In the rest of the book he carefully pick up different aspects of visual aesthetics and connects them with what we know today about the brain and the mind. It is a fascinating journey, beautifully illustrated with various artistic examples. Many of these pieces were familiar to me, but the book provided an entirely new perspective of looking at them. That to me is the essence of a great book and a great idea -- it makes you look at familiar things in novel ways.
The author does not claim that we understand it all. These are just scientific possibilities at this point, were some ideas are more rigorously explored than others. But just as the brilliant neuroscientist V.S. Ramachandran also points out in his book The Tell-Tale Brain – a Neuroscientist’s Quest for What Makes Us Human, it opens the door that these speculative ideas can finally be explored experimentally. This is a huge step from purely conjectural thoughts where there is no way to check if the idea can actually stand on it legs.
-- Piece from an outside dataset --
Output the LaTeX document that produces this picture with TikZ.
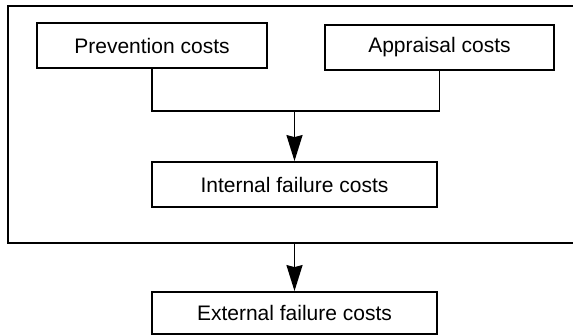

It is just as important to realize that obtaining a deeper understanding of why a certain piece of art work emotionally does not steal away from the pure enjoyment. In fact I believe, from my own subjective experience, it could sharpens one’s ability to enjoy art, and thus make the pleasure even more pleasurable. It is no different than our understanding of why human society, as an evolutionary entity, needs the emotion of “love” to tie us together as social units, makes it any more difficult for us to fall in love. We humans have a natural tendency to romanticize certain things as magical, as if beyond understanding. However, we have seen again and again in history, things don’t have to be magical to be fascinating. There was a time, not too long ago, when sunrise and sunset were seen as magical. Today we know with all certainty how it works. But knowing all that, sitting on a sea shore, the sunset looks no less amazing or romantic. In fact, knowing that the sun is one of the billions of stars around us, and the fact that there are more starts in the known universe than there are all the grains of sand on earth, makes it even more amazing.